Despite the sophistication of some operations, Lafave says river crossings are dangerous. He has investigated cases where smugglers abandoned asylum seekers on the small islands that dot the St. Lawrence, or left them in isolated woods when they got spooked. People have also died in night-time crossings as boats crashed while trying to evade authorities.

But while Lafave believes the Canadian government should continue to crack down hard on illegal smuggling, he says it has to be balanced with sympathy for refugees.

"It's hard to say to somebody who has no possibility of a quality of life where they live, to say [to them], 'You can't have a piece of this dream that we have.'"

Released after 46 days

John was released from the Ottawa-Carleton Detention Centre March 24, after spending 46 days in jail. He took shelter from falling snow under a tree outside the gates of the jail for nearly an hour as he waited for friends to arrive from Toronto to pick him up.

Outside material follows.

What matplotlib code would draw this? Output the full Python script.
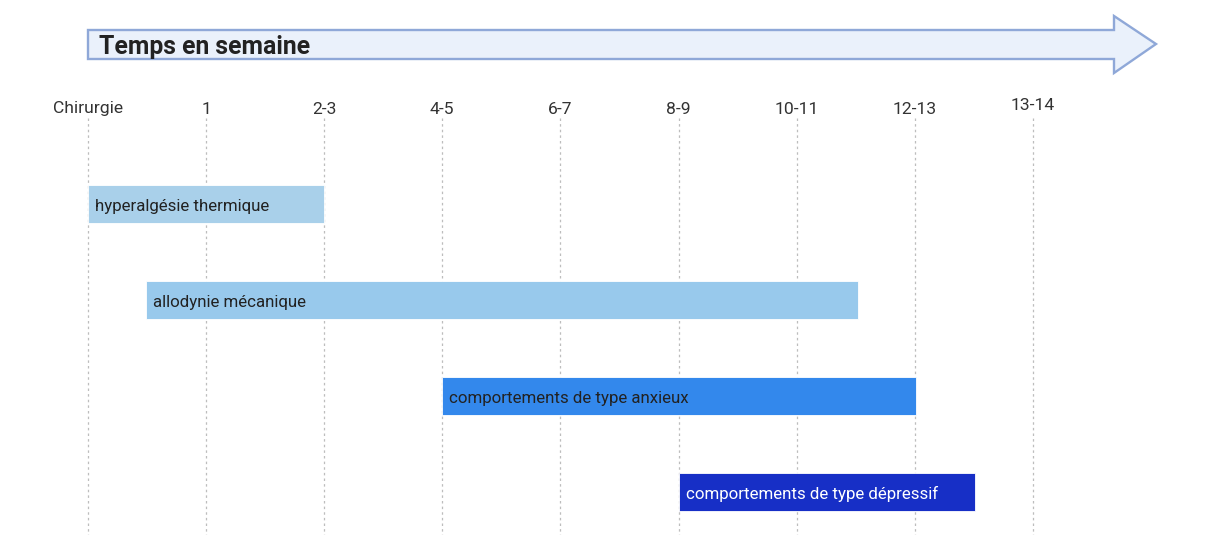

His body shook as he wept during the reunion with his guarantor and a childhood friend — his only ties to Canada.

CBSA had seized his backpack and belongings, so all John had with him was a photocopy of his Brazilian passport, some court documents and a small OCDC-issued notebook in which he jotted down the names of some people he had met inside.

While in the detention centre, John slept in a one-room cell block with 30 bunk beds reserved for minimum-security inmates. John says there were two other immigration detainees housed with him. The men were from China, arrested after police noticed them driving erratically on the highway.

John was released after his guarantor, Ademir Desouza, posted a $5,000 bond. Desouza is also from Sobralia and knows John's parents. Desouza agreed to house John and ensure the refugee checks in twice a month with border officials until he gets a hearing.

If John flees, Desouza would have to pay another $25,000, but John says that won't happen. He wants to prove to a refugee hearing board that he deserves to be in Canada.

"I gotta walk straight. If I'm lucky I continue staying here."